What the task asks
Say how many lines contain "page", using only the number.
[start of Data to process]
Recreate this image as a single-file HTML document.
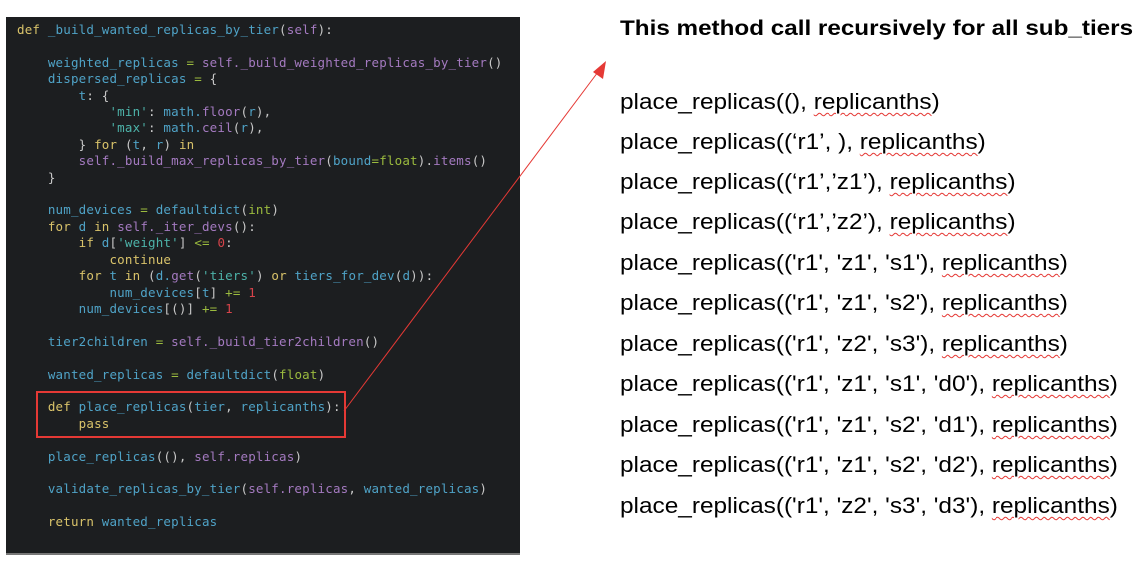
<!DOCTYPE html>
<html><head><meta charset="utf-8"><style>
html,body{margin:0;padding:0;background:#fff;width:1145px;height:561px;overflow:hidden;position:relative}
#code{position:absolute;left:6px;top:17px;width:514px;height:536px;background:#1c1e20;border-bottom:2px solid #777}
#code pre{margin:0;position:absolute;left:11px;top:5px;font-family:"DejaVu Sans Mono","Liberation Mono",monospace;font-size:12.5px;letter-spacing:0.18px;line-height:16.4px;color:#4fa3c7}
.k{color:#d9c36a}.p{color:#a47ac0}.g{color:#9bbb3e}.n{color:#d6434a}.s{color:#4db3a9}.w{color:#c8c8c8}
#box{position:absolute;left:36px;top:391px;width:306px;height:43px;border:2px solid #e53935}
.r{position:absolute;left:620px;font-family:"Liberation Sans",sans-serif;font-size:22px;color:#000;white-space:pre;transform:scaleX(1.108);transform-origin:0 0}
.u{text-decoration:underline wavy #e53935;text-decoration-thickness:1px;text-underline-offset:3px}
</style></head><body>
<div id="code"><pre><span class="k">def</span> <span>_build_wanted_replicas_by_tier</span><span class="w">(</span><span class="p">self</span><span class="w">):</span>

    weighted_replicas <span class="g">=</span> <span class="p">self._build_weighted_replicas_by_tier</span><span class="w">()</span>
    dispersed_replicas <span class="g">=</span> <span class="w">{</span>
        t<span class="w">:</span> <span class="w">{</span>
            <span class="s">'min'</span><span class="w">:</span> math.<span class="p">floor</span><span class="w">(</span>r<span class="w">),</span>
            <span class="s">'max'</span><span class="w">:</span> math.<span class="p">ceil</span><span class="w">(</span>r<span class="w">),</span>
        <span class="w">}</span> <span class="k">for</span> <span class="w">(</span>t<span class="w">,</span> r<span class="w">)</span> <span class="k">in</span>
        <span class="p">self._build_max_replicas_by_tier</span><span class="w">(</span>bound<span class="g">=float</span><span class="w">).</span><span class="p">items</span><span class="w">()</span>
    <span class="w">}</span>

    num_devices <span class="g">=</span> defaultdict<span class="w">(</span><span class="g">int</span><span class="w">)</span>
    <span class="k">for</span> d <span class="k">in</span> <span class="p">self._iter_devs</span><span class="w">():</span>
        <span class="k">if</span> d<span class="w">[</span><span class="s">'weight'</span><span class="w">]</span> <span class="g">&lt;=</span> <span class="n">0</span><span class="w">:</span>
            <span class="k">continue</span>
        <span class="k">for</span> t <span class="k">in</span> <span class="w">(</span>d.<span class="p">get</span><span class="w">(</span><span class="s">'tiers'</span><span class="w">)</span> <span class="k">or</span> tiers_for_dev<span class="w">(</span>d<span class="w">)):</span>
            num_devices<span class="w">[</span>t<span class="w">]</span> <span class="g">+=</span> <span class="n">1</span>
        num_devices<span class="w">[()]</span> <span class="g">+=</span> <span class="n">1</span>

    tier2children <span class="g">=</span> <span class="p">self._build_tier2children</span><span class="w">()</span>

    wanted_replicas <span class="g">=</span> defaultdict<span class="w">(</span><span class="g">float</span><span class="w">)</span>

    <span class="k">def</span> place_replicas<span class="w">(</span>tier<span class="w">,</span> replicanths<span class="w">):</span>
        <span class="k">pass</span>

    place_replicas<span class="w">((),</span> <span class="p">self.replicas</span><span class="w">)</span>

    validate_replicas_by_tier<span class="w">(</span><span class="p">self.replicas</span><span class="w">,</span> wanted_replicas<span class="w">)</span>

    <span class="k">return</span> wanted_replicas</pre></div>
<div id="box"></div>
<svg style="position:absolute;left:0;top:0" width="1145" height="561">
<line x1="344" y1="411" x2="598" y2="72" stroke="#e53935" stroke-width="1"/>
<polygon points="606,61 603,79 593,72" fill="#e53935"/>
</svg>
<div class="r" style="top:16px;font-weight:bold;font-size:21.5px;transform:scaleX(1.127)">This method call recursively for all sub_tiers</div>
<div class="r" style="top:89px">place_replicas((), <span class="u">replicanths</span>)</div>
<div class="r" style="top:129px">place_replicas((‘r1’, ), <span class="u">replicanths</span>)</div>
<div class="r" style="top:169px">place_replicas((‘r1’,’z1’), <span class="u">replicanths</span>)</div>
<div class="r" style="top:209px">place_replicas((‘r1’,’z2’), <span class="u">replicanths</span>)</div>
<div class="r" style="top:250px">place_replicas(('r1', 'z1', 's1'), <span class="u">replicanths</span>)</div>
<div class="r" style="top:290px">place_replicas(('r1', 'z1', 's2'), <span class="u">replicanths</span>)</div>
<div class="r" style="top:331px">place_replicas(('r1', 'z2', 's3'), <span class="u">replicanths</span>)</div>
<div class="r" style="top:371px">place_replicas(('r1', 'z1', 's1', 'd0'), <span class="u">replicanths</span>)</div>
<div class="r" style="top:412px">place_replicas(('r1', 'z1', 's2', 'd1'), <span class="u">replicanths</span>)</div>
<div class="r" style="top:452px">place_replicas(('r1', 'z1', 's2', 'd2'), <span class="u">replicanths</span>)</div>
<div class="r" style="top:493px">place_replicas(('r1', 'z2', 's3', 'd3'), <span class="u">replicanths</span>)</div>
</body></html>
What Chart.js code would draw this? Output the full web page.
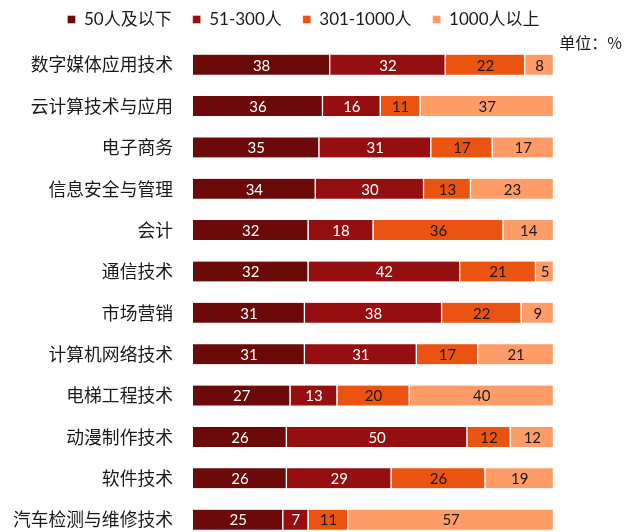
<!DOCTYPE html>
<html>
<head>
<meta charset="utf-8">
<script src="https://cdn.jsdelivr.net/npm/chart.js@4/dist/chart.umd.min.js"></script>
<style>
  html, body { margin: 0; padding: 0; background: #fff; overflow: hidden; }
  #wrap { width: 624px; height: 551px; }
</style>
</head>
<body>
<div id="wrap"><canvas id="major_chart" width="624" height="551"></canvas></div>
<script>
var majors = ['数字媒体应用技术', '云计算技术与应用', '电子商务', '信息安全与管理', '会计', '通信技术',
    '市场营销', '计算机网络技术', '电梯工程技术', '动漫制作技术', '软件技术', '汽车检测与维修技术'];
var sizeNames = ['50人及以下', '51-300人', '301-1000人', '1000人以上'];
var small = [38, 36, 35, 34, 32, 32, 31, 31, 27, 26, 26, 25];
var medium = [32, 16, 31, 30, 18, 42, 38, 31, 13, 50, 29, 7];
var large = [22, 11, 17, 13, 36, 21, 22, 17, 20, 12, 26, 11];
var huge = [8, 37, 17, 23, 14, 5, 9, 21, 40, 12, 19, 57];
var unitText = '单位：%';

var fills = ['#6c0a0a', '#950f11', '#ea5310', '#fe9c67'];
var labelColors = ['#ffffff', '#ffffff', '#1a1a1a', '#1a1a1a'];

// values written in the middle of each segment
var valueLabels = {
    id: 'valueLabels',
    afterDatasetsDraw: function(chart) {
        var ctx = chart.ctx;
        ctx.save();
        ctx.font = '15px Lato, "Noto Sans CJK SC", sans-serif';
        ctx.textAlign = 'center';
        ctx.textBaseline = 'middle';
        chart.data.datasets.forEach(function(ds, i) {
            var meta = chart.getDatasetMeta(i);
            ctx.fillStyle = labelColors[i];
            meta.data.forEach(function(bar, j) {
                ctx.fillText(String(ds.data[j]), (bar.x + bar.base) / 2, bar.y + 1);
            });
        });
        // unit note above the right end
        ctx.font = '16px "Noto Sans CJK SC", sans-serif';
        ctx.fillStyle = '#1a1a1a';
        ctx.textAlign = 'right';
        ctx.fillText(unitText, chart.width - 2, chart.chartArea.top - 1);
        ctx.restore();
    }
};

var sets = [small, medium, large, huge].map(function(vals, i) {
    return {
        label: sizeNames[i],
        data: vals,
        backgroundColor: fills[i],
        borderColor: '#ffffff',
        borderWidth: {left: 0, right: 1.5, top: 0, bottom: 0},
        borderSkipped: false,
        barThickness: 20
    };
});

new Chart(document.getElementById('major_chart'), {
    type: 'bar',
    data: { labels: majors, datasets: sets },
    options: {
        indexAxis: 'y',
        responsive: false,
        animation: false,
        layout: { padding: { top: -10, left: 0, right: 17, bottom: 0 } },
        plugins: {
            legend: {
                position: 'top',
                labels: {
                    boxWidth: 8,
                    boxHeight: 8,
                    padding: 21,
                    color: '#1a1a1a',
                    font: { size: 17, family: 'Lato, "Noto Sans CJK SC", sans-serif' }
                }
            },
            tooltip: { enabled: false }
        },
        scales: {
            x: {
                stacked: true,
                position: 'top',
                min: 0,
                max: 100,
                grid: { display: false },
                border: { display: false },
                ticks: { display: false },
                afterFit: function(s) { s.height = 6; }
            },
            y: {
                stacked: true,
                grid: { display: false, drawTicks: true, tickLength: 20 },
                border: { display: false },
                ticks: {
                    padding: 0,
                    color: '#1a1a1a',
                    font: { size: 17.8, family: '"Noto Sans CJK SC", sans-serif' }
                },
                afterFit: function(s) { s.width = 193; }
            },
            pad: {
                type: 'linear',
                axis: 'y',
                position: 'right',
                grid: { display: false },
                border: { display: false },
                ticks: { display: false },
                afterFit: function(s) { s.width = 53; }
            }
        }
    },
    plugins: [valueLabels]
});
</script>
</body>
</html>
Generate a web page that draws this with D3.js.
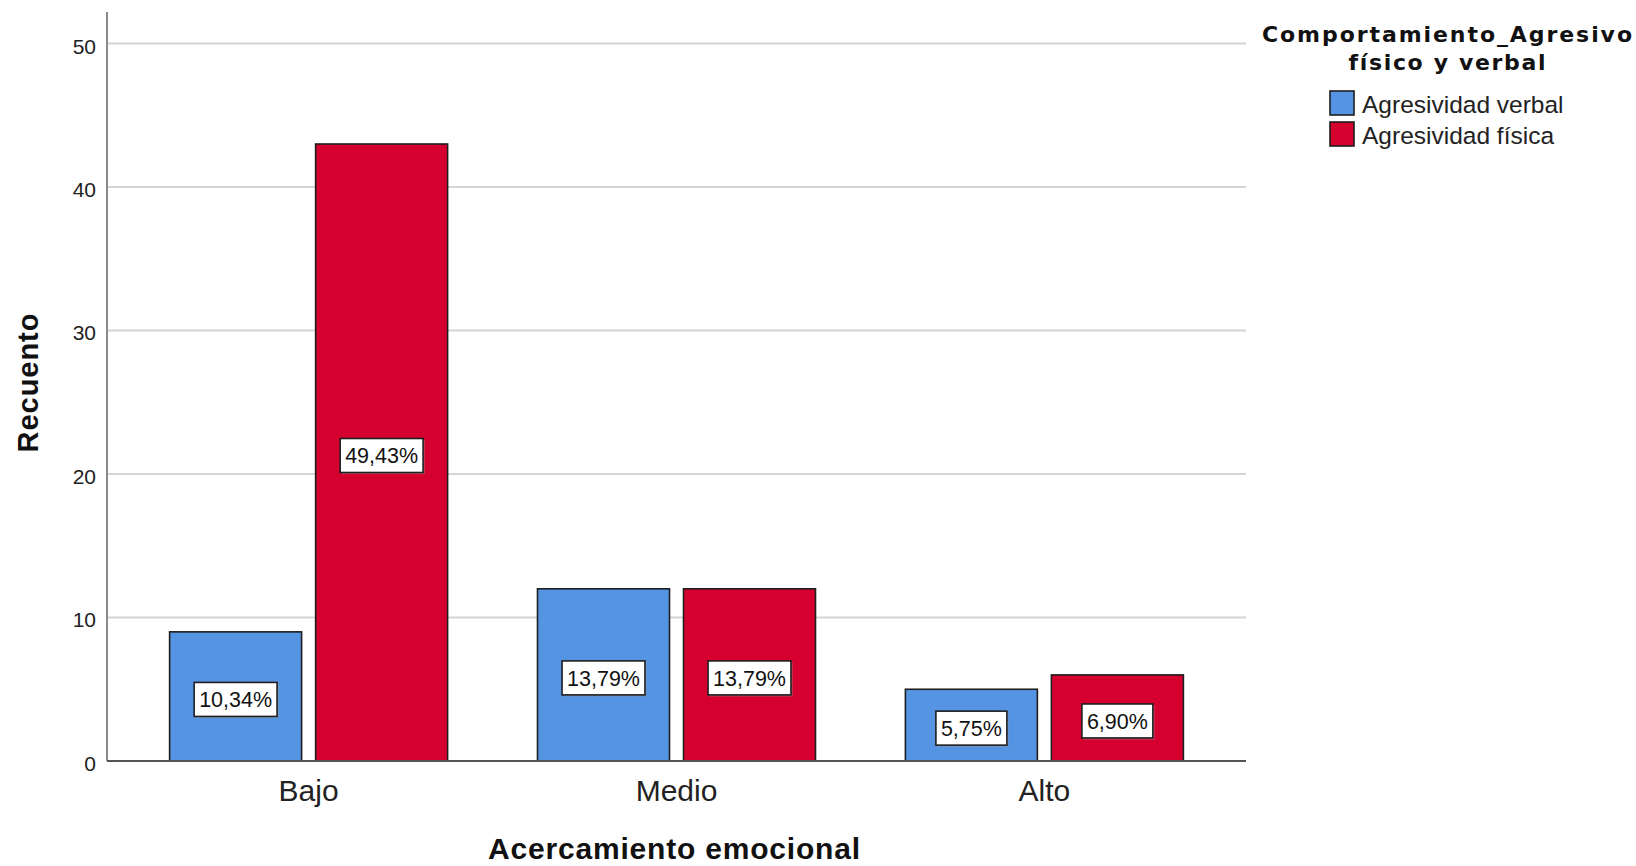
[end of Data to process]
Final result
2